Capture into slow-invariant-manifold in the fluid-structure dynamics of a sprung cylinder with a nonlinear rotator

We investigate the dynamics of a two-dimensional circular cylinder mounted on a linear spring, restricted to move in the cross-flow direction and undergoing vortex-induced vibration, incorporating a strongly nonlinear (i.e., non-linearizable) internal element consisting of a mass that is free to rotate about the cylinder axis and whose angular motion is restrained by a linear viscous damper. The conjunction of the essentially nonlinear inertial coupling with the dissipative element makes the internal attachment behave as a nonlinear energy sink that is able to extract and dissipate energy from the motion of the cylinder and (indirectly) the surrounding fluid.
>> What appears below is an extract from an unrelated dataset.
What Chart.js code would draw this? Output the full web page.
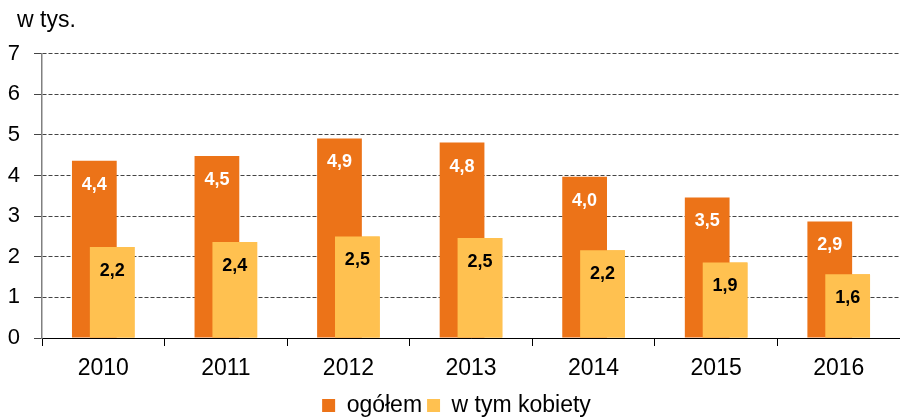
<!DOCTYPE html>
<html>
<head>
<meta charset="utf-8">
<script src="https://cdn.jsdelivr.net/npm/chart.js@4.4.0/dist/chart.umd.min.js"></script>
<style>
  html, body { margin: 0; padding: 0; background: #fff; }
  #wrap { width: 900px; height: 420px; }
</style>
</head>
<body>
<div id="wrap"><canvas id="chart"></canvas></div>
<script>
/* ---------- data ---------- */
const years = ["2010", "2011", "2012", "2013", "2014", "2015", "2016"];
const totalValues = [4.36, 4.48, 4.91, 4.81, 3.97, 3.46, 2.87];   // ogółem
const womenValues = [2.24, 2.36, 2.50, 2.46, 2.16, 1.86, 1.57];   // w tym kobiety
const yMin = 0;
const yMax = 7;
const yStep = 1;

const FONT = "'Liberation Sans', Arial, sans-serif";
const ORANGE = "#ec7318";
const YELLOW = "#ffc150";

/* ---------- plugin: yellow bars on top + value labels ---------- */
const barLabels = {
  id: "barLabels",
  afterLayout(chart) {
    // unit caption sits a bit right of the tick labels
    chart.titleBlock.left += 10;
  },
  afterDatasetsDraw(chart) {
    const ctx = chart.ctx;
    // the second series overlaps the first one, draw it again on top
    chart.getDatasetMeta(1).controller.draw();

    ctx.save();
    ctx.font = "bold 18px " + FONT;
    ctx.textAlign = "center";
    ctx.textBaseline = "middle";
    chart.data.datasets.forEach((ds, i) => {
      const meta = chart.getDatasetMeta(i);
      ctx.fillStyle = i === 0 ? "#ffffff" : "#000000";
      meta.data.forEach((bar, j) => {
        const txt = ds.data[j].toFixed(1).replace(".", ",");
        ctx.fillText(txt, bar.x, bar.y + 24);
      });
    });
    ctx.restore();
  }
};

new Chart(document.getElementById("chart"), {
  type: "bar",
  data: {
    labels: years,
    datasets: [
      {
        label: "ogółem",
        data: totalValues,
        backgroundColor: ORANGE,
        borderWidth: 0,
        categoryPercentage: 0.292,
        barPercentage: 2.5
      },
      {
        label: "w tym kobiety",
        data: womenValues,
        backgroundColor: YELLOW,
        borderWidth: 0,
        categoryPercentage: 0.292,
        barPercentage: 2.5
      }
    ]
  },
  options: {
    responsive: true,
    maintainAspectRatio: false,
    animation: false,
    layout: { padding: { left: 7, right: -6, top: 0, bottom: -7 } },
    plugins: {
      tooltip: { enabled: false },
      title: {
        display: true,
        text: "w tys.",
        align: "start",
        color: "#000",
        font: { family: FONT, size: 23, weight: "normal" },
        padding: { top: 7, bottom: 19 }
      },
      legend: {
        position: "bottom",
        labels: {
          boxWidth: 13,
          boxHeight: 13,
          padding: 5,
          color: "#000",
          font: { family: FONT, size: 23 }
        }
      }
    },
    scales: {
      x: {
        afterFit(scale) { scale.height -= 2; },
        grid: {
          offset: true,
          drawOnChartArea: false,
          drawTicks: true,
          tickLength: 8,
          color: "#000"
        },
        border: { display: true, color: "#000", width: 1 },
        ticks: {
          color: "#000",
          padding: 11,
          font: { family: FONT, size: 23, lineHeight: 1 }
        }
      },
      y: {
        min: yMin,
        max: yMax,
        afterFit(scale) { scale.width = 35; },
        ticks: {
          stepSize: yStep,
          color: "#000",
          padding: 14,
          font: { family: FONT, size: 22 }
        },
        grid: {
          color: "#444",
          lineWidth: 1,
          tickLength: 8
        },
        border: { display: true, color: "#808080", width: 1.5, dash: [4, 2] }
      }
    }
  },
  plugins: [barLabels]
});
</script>
</body>
</html>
At the intermediate Reynolds number Re=100, we find that the cylinder with rotator undergoes repetitive cycles of slowly decaying oscillations interrupted by chaotic bursts; during the slowly decaying portion of each cycle, the dynamics of the cylinder is regular and can lead to significant vortex street elongation with partial stabilization of the wake. We construct a reduced-order model of the fluid-structure interaction dynamics based on the data obtained by direct numerical simulation, and employ analytical techniques such as complexification/averaging and the multiple-scales method to show that the strongly modulated response is the manifestation of a resonance capture into a slow invariant manifold (SIM) that leads to targeted energy transfer from the cylinder to the rotator. Capture into the SIM corresponds to transient cylinder stabilization, whereas escape from the SIM leads to chaotic bursts. Hence, the action of the nonlinear rotator on the resonance dynamics of the fluid-structure interaction is clarified.